Melihat situasi ini, Salesian berusaha untuk masuk dalam kehidupan ini dan menjadi pioneer di tempat ini. Dengan semangat Don Bosco yakni menjadi tanda dan pembahwa kasih Allah kepada kaum muda khususnya yang miskin menjadi seperti oase di tengah padang gurun. Kehadirannya awalnya mengalami banyak tantangan, namun kita menjadi rahmat dan berkat bagi mereka. Menakjubkan melihat setiap hari orang muda datang ke ‘youth center’ dan umat yang telah kehilangan harapan kini mulai menemukan lagi harapan itu. Seorang salesian bahkan mengatakan bahwa “mereka boleh kehilangan apapun dalam hidup mereka, tetapi saya akan berdiri membela mereka jika seorang ingin melenyapkan harapan mereka” Harapan kini menjadi satu-satunya yang tersisa. Harapan akan kehidupan yang lebih baik, harapan akan kebahagiaan rumah tangga, harapan akan pekerjaan, akan pendidikan dan kehidupan beriman yang lebih baik.

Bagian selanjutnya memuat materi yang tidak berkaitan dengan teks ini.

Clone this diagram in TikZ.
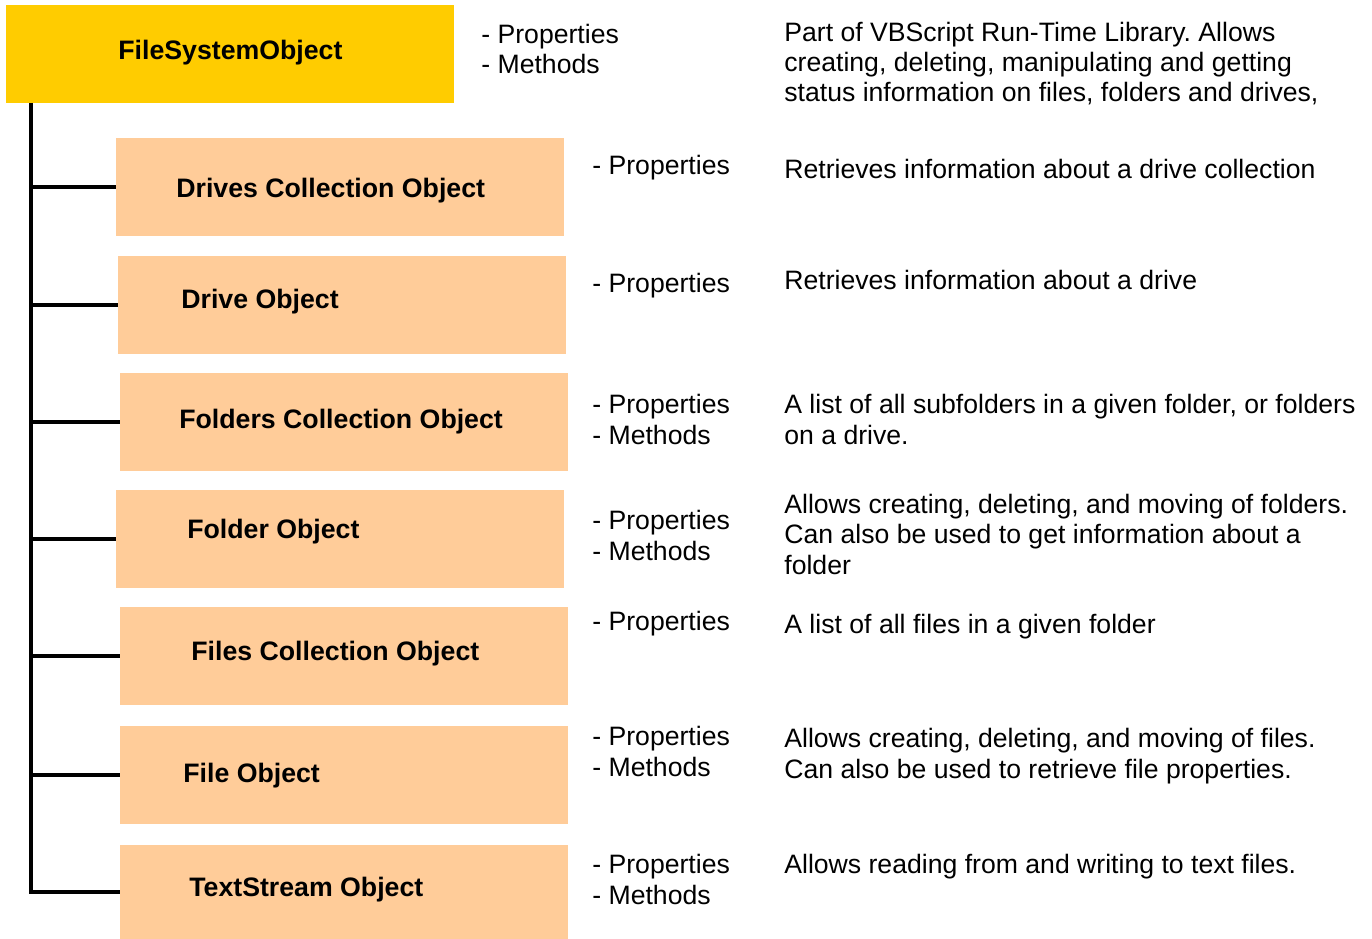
\documentclass[tikz,border=0pt]{standalone}
\usepackage{fontspec}
\setmainfont{Liberation Sans}
\usetikzlibrary{positioning}
\frenchspacing
\definecolor{fsogold}{HTML}{FFCC00}
\definecolor{objpeach}{HTML}{FFCC99}
\tikzset{
	rootbox/.style={fill=fsogold, anchor=north west, inner sep=0, minimum width=8.96cm, minimum height=1.96cm},
	objbox/.style={fill=objpeach, anchor=north west, inner sep=0, minimum width=8.96cm, minimum height=1.96cm},
	boxtitle/.style={anchor=base west, inner sep=0, font=\bfseries\fontsize{15.2pt}{17.3pt}\selectfont},
	propstext/.style={anchor=base west, inner sep=0, align=left, font=\fontsize{15.15pt}{17.3pt}\selectfont},
	desctext/.style={propstext},
	branch/.style={line width=2.3pt}
}

\begin{document}
\begin{tikzpicture}[x=0.02cm, y=-0.02cm]
	\useasboundingbox (0,0) rectangle (1372,939);
	
	% Root object
	\node [rootbox] (fso) at (6,5) {};
	\node [boxtitle] (fsoT) at (118,60) {FileSystemObject};
	\node [propstext] (fsoP) at (481,74) {- Properties\\- Methods};
	\node [desctext] (fsoD) at (784,102) {Part of VBScript Run-Time Library. Allows\\creating, deleting, manipulating and getting\\status information on files, folders and drives,};
	
	% Drives collection and drive
	\node [objbox] (drives) at (116,138) {};
	\node [boxtitle] (drivesT) at (176,198) {Drives Collection Object};
	\node [propstext] (drivesP) at (592,175) {- Properties};
	\node [desctext] (drivesD) at (784,179) {Retrieves information about a drive collection};
	
	\node [objbox] (drive) at (118,256) {};
	\node [boxtitle] (driveT) at (181,308) {Drive Object};
	\node [propstext] (driveP) at (592,292) {- Properties};
	\node [desctext] (driveD) at (784,289) {Retrieves information about a drive};
	
	% Folders collection and folder
	\node [objbox] (folders) at (120,373) {};
	\node [boxtitle] (foldersT) at (179,428) {Folders Collection Object};
	\node [propstext] (foldersP) at (592,444) {- Properties\\- Methods};
	\node [desctext] (foldersD) at (784,444) {A list of all subfolders in a given folder, or folders\\on a drive.};
	
	\node [objbox] (folder) at (116,490) {};
	\node [boxtitle] (folderT) at (187,538) {Folder Object};
	\node [propstext] (folderP) at (592,560) {- Properties\\- Methods};
	\node [desctext] (folderD) at (784,574) {Allows creating, deleting, and moving of folders.\\Can also be used to get information about a\\folder};
	
	% Files collection and file
	\node [objbox] (files) at (120,607) {};
	\node [boxtitle] (filesT) at (191,660) {Files Collection Object};
	\node [propstext] (filesP) at (592,630) {- Properties};
	\node [desctext] (filesD) at (784,633) {A list of all files in a given folder};
	
	\node [objbox] (file) at (120,726) {};
	\node [boxtitle] (fileT) at (183,782) {File Object};
	\node [propstext] (fileP) at (592,776) {- Properties\\- Methods};
	\node [desctext] (fileD) at (784,778) {Allows creating, deleting, and moving of files.\\Can also be used to retrieve file properties.};
	
	% Text stream
	\node [objbox, minimum height=1.88cm] (stream) at (120,845) {};
	\node [boxtitle] (streamT) at (189,896) {TextStream Object};
	\node [propstext] (streamP) at (592,904) {- Properties\\- Methods};
	\node [desctext] (streamD) at (784,873) {Allows reading from and writing to text files.};
	
	% Connections
	\coordinate (trunk) at (31,103);
	\draw [branch] (trunk) |- (stream.west);
	\draw [branch] (trunk |- drives.west) -- (drives.west);
	\draw [branch] (trunk |- drive.west) -- (drive.west);
	\draw [branch] (trunk |- folders.west) -- (folders.west);
	\draw [branch] (trunk |- folder.west) -- (folder.west);
	\draw [branch] (trunk |- files.west) -- (files.west);
	\draw [branch] (trunk |- file.west) -- (file.west);
\end{tikzpicture}
\end{document}
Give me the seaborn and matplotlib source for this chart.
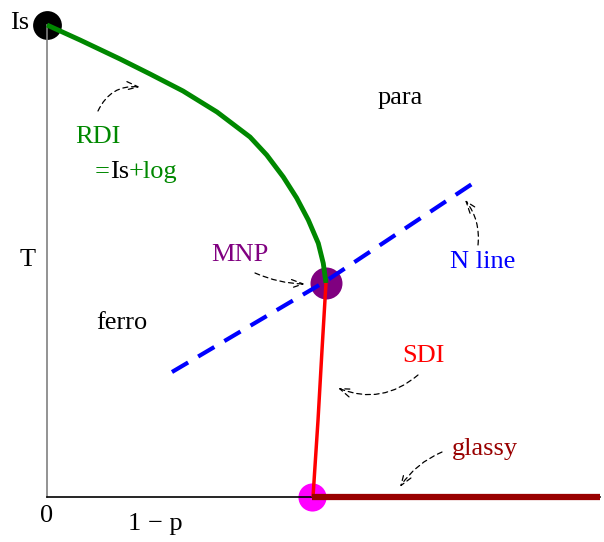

Ya Salesian itu benar, dia ingin membela agar mereka tidak kehilangan harapan karena mereka sedang menumbuhkan kembali harapan yang telah sirna dengan membangun Balai Latihan Kerja dan menyediakan lapangan pekerjaan bagi mereka yang tamat, memberikan bea siswa, menyediakan makanan bergizi untuk anak-anak dan masih banyak program lagi. Bener bahwa kita boleh kehilangan segala sesuatu dalam hidup, tapi jangan pernah kehilangan harapan karena harapan menjadi satu-satunya kekuatan bagi kita untuk maju dan menjadi optimis tentang masa depan, tentang suatu kehidupan baru. Dalam bahwa theology harapan terciptanya langit dan bumi yang baru.
Saya sering mengalami depresi dan stress dengan kehidpan tapi dengan live in yang kami buat, kaum miskin yang kami temui telah mengajarkan kepadaku arti sesungguhnya “BERSYUKUR”. Mereka mengajarkan kepada saya bahwa kadang dalam hidup, nyaris segala sesuatu dilenyapkan dari kita karena keserakahan, keegoisan dan ambisi namun jangan sekali-kali kehilangan dan membiarkan harapan dirampas dari hidup kita. Anda sedang mengalami hal yang sama? Atau sedang mengalami? Atau akan mengalaminya? Orang-orang miskin di Calauan akan berkata kepadamu: Keep the HOPE burning. Biarkan harapan terus bernyala dalam hidup.